*Stated task*: The lines to extract run from the start of the records through the line with "d3.scaleLinear().domain([0.08, 0.17]).range([m.bottom, m.top]);", both ends included; drop the pictures.

Data items
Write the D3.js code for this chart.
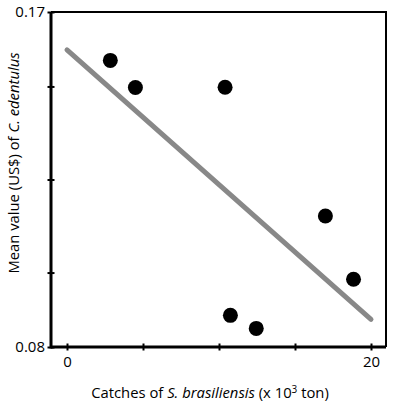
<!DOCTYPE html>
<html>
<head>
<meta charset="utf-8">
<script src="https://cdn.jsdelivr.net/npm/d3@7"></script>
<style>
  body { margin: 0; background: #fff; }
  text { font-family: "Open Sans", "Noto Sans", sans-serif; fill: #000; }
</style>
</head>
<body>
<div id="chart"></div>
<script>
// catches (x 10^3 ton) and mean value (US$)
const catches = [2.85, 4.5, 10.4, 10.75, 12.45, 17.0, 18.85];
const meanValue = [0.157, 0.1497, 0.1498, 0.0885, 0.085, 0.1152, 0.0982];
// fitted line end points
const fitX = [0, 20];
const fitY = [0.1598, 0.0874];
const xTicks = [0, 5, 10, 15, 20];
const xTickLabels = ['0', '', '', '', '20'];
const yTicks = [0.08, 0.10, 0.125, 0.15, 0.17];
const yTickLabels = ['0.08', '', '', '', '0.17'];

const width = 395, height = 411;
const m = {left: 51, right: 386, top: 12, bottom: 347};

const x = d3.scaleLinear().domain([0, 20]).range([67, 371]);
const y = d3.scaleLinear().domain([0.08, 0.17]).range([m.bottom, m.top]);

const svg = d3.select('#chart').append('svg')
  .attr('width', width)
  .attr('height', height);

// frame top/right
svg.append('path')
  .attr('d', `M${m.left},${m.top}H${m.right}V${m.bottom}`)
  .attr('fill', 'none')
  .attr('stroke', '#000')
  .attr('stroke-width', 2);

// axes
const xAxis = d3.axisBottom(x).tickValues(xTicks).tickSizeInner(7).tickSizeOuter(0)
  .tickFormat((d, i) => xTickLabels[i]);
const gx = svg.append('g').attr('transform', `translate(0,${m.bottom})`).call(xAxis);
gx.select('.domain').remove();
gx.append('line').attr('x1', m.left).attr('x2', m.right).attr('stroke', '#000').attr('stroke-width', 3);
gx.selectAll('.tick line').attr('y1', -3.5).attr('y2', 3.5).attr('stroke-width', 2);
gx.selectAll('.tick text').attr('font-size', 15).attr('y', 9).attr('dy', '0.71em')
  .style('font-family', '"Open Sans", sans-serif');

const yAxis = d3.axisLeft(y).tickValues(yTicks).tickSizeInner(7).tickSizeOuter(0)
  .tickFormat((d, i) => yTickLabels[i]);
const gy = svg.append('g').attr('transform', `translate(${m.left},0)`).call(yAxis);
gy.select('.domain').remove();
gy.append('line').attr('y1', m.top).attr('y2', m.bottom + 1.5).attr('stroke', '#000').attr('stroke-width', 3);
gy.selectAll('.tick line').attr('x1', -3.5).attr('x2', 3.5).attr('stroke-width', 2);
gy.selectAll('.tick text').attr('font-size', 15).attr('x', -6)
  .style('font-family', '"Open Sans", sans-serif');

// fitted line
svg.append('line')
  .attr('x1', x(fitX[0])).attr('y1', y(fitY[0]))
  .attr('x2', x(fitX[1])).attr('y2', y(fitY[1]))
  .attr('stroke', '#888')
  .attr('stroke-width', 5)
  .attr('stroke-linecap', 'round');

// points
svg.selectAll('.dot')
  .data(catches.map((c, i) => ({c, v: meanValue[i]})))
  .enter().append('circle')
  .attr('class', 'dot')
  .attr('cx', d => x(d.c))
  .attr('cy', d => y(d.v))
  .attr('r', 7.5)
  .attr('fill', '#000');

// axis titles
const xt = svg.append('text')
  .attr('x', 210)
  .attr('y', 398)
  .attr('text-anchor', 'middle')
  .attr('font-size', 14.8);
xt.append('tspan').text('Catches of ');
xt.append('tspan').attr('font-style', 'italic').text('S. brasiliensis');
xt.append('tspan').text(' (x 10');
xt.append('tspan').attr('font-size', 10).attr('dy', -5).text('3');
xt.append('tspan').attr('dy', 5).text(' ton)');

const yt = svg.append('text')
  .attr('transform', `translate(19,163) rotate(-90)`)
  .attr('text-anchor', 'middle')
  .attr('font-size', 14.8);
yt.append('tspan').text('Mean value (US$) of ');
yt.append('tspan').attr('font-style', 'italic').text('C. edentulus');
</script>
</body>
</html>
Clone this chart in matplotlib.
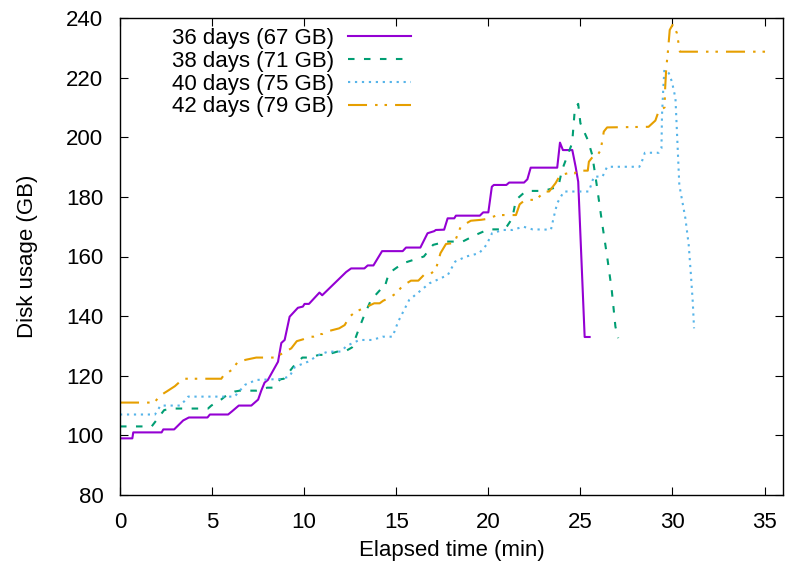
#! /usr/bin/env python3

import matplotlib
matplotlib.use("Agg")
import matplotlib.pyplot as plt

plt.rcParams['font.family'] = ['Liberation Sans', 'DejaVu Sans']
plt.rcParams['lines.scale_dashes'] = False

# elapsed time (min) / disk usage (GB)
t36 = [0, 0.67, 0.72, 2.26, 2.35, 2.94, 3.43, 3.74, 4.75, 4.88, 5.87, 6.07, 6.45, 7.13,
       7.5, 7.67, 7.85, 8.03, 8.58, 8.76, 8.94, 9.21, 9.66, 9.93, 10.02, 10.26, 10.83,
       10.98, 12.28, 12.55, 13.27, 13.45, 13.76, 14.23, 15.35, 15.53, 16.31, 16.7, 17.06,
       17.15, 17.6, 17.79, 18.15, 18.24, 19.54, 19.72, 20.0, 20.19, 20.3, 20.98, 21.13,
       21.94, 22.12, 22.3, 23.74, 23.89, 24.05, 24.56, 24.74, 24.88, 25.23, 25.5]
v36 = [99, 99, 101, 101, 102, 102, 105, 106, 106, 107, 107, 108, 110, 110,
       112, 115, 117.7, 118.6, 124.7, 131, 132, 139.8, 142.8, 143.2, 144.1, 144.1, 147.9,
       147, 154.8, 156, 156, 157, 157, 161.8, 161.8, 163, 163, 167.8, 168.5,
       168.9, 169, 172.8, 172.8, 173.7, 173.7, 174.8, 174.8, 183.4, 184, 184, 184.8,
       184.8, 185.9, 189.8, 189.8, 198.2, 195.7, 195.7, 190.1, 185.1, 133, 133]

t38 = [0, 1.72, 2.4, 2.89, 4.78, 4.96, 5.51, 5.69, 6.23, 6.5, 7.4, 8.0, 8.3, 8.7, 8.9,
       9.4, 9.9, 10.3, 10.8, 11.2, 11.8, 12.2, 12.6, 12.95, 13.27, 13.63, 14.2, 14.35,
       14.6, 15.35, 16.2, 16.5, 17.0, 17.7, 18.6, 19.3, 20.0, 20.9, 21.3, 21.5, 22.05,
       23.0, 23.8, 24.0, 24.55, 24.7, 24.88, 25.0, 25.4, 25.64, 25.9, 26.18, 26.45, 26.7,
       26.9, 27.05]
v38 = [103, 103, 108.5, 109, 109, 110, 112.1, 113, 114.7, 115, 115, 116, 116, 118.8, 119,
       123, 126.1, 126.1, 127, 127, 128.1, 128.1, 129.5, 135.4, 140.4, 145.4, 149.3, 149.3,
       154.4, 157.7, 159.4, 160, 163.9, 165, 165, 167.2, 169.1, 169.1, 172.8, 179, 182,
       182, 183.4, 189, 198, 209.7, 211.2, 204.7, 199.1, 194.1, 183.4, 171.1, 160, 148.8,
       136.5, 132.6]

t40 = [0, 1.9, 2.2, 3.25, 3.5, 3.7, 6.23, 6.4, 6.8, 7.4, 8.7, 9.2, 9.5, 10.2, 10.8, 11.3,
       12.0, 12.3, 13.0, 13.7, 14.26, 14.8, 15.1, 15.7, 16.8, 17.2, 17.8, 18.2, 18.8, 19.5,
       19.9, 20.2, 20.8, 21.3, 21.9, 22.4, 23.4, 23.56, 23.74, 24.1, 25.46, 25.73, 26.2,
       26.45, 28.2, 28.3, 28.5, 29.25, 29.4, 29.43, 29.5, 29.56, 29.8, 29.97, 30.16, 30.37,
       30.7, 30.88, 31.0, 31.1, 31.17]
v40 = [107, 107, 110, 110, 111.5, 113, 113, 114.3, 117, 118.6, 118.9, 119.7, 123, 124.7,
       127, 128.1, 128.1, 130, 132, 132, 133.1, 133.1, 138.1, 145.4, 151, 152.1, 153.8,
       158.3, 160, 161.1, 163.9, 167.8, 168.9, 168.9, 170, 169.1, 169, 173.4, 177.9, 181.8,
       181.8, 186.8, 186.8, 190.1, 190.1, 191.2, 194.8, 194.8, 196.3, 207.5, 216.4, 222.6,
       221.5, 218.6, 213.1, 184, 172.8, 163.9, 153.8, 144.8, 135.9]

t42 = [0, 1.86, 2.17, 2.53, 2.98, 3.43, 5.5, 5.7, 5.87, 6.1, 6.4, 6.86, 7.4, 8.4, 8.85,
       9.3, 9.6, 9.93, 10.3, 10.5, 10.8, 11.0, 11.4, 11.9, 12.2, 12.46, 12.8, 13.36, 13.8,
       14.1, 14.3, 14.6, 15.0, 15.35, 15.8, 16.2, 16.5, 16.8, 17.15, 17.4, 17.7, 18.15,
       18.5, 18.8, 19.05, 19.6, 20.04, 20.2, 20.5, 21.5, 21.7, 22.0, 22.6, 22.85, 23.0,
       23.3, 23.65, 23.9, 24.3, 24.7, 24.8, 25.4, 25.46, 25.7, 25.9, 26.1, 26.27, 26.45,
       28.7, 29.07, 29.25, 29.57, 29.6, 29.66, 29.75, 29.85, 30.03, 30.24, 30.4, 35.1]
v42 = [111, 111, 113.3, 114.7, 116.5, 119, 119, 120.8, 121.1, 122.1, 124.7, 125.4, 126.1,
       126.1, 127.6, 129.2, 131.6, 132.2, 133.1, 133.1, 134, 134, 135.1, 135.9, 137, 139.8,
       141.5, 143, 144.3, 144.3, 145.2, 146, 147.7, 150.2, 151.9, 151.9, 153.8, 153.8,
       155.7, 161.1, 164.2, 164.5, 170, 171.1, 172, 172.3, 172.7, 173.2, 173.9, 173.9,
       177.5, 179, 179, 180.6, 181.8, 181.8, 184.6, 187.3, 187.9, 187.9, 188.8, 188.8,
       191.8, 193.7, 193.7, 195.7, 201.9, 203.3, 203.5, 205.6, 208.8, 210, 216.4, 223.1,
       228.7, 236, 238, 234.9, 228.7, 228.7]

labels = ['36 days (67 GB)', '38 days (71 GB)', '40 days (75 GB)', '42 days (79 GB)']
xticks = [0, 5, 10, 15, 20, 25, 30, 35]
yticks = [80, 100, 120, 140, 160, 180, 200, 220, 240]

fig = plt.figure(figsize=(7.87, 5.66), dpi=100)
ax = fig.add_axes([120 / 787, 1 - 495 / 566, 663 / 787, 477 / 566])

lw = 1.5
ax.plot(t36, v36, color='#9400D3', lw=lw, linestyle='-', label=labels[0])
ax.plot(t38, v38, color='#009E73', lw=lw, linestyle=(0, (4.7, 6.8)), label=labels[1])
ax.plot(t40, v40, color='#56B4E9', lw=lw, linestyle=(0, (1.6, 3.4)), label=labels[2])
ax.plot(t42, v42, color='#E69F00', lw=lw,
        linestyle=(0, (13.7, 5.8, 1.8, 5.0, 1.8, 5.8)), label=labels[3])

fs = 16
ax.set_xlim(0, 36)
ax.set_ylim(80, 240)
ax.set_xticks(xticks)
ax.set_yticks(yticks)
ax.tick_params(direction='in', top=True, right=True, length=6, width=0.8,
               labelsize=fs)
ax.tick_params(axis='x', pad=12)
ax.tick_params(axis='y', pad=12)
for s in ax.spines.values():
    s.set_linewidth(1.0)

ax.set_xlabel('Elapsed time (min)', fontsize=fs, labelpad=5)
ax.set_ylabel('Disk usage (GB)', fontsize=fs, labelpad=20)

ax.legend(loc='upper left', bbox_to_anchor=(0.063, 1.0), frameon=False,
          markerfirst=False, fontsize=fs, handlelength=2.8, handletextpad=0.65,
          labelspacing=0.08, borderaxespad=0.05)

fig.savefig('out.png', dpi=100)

*Response*:
Write the D3.js code for this chart.
<!DOCTYPE html>
<html>
<head>
<meta charset="utf-8">
<script src="https://cdn.jsdelivr.net/npm/d3@7"></script>
<style>
  body { margin: 0; background: #fff; }
  text { font-family: "Open Sans", "Noto Sans", sans-serif; fill: #000; }
</style>
</head>
<body>
<div id="chart"></div>
<script>
// catches (x 10^3 ton) and mean value (US$)
const catches = [2.85, 4.5, 10.4, 10.75, 12.45, 17.0, 18.85];
const meanValue = [0.157, 0.1497, 0.1498, 0.0885, 0.085, 0.1152, 0.0982];
// fitted line end points
const fitX = [0, 20];
const fitY = [0.1598, 0.0874];
const xTicks = [0, 5, 10, 15, 20];
const xTickLabels = ['0', '', '', '', '20'];
const yTicks = [0.08, 0.10, 0.125, 0.15, 0.17];
const yTickLabels = ['0.08', '', '', '', '0.17'];

const width = 395, height = 411;
const m = {left: 51, right: 386, top: 12, bottom: 347};

const x = d3.scaleLinear().domain([0, 20]).range([67, 371]);
const y = d3.scaleLinear().domain([0.08, 0.17]).range([m.bottom, m.top]);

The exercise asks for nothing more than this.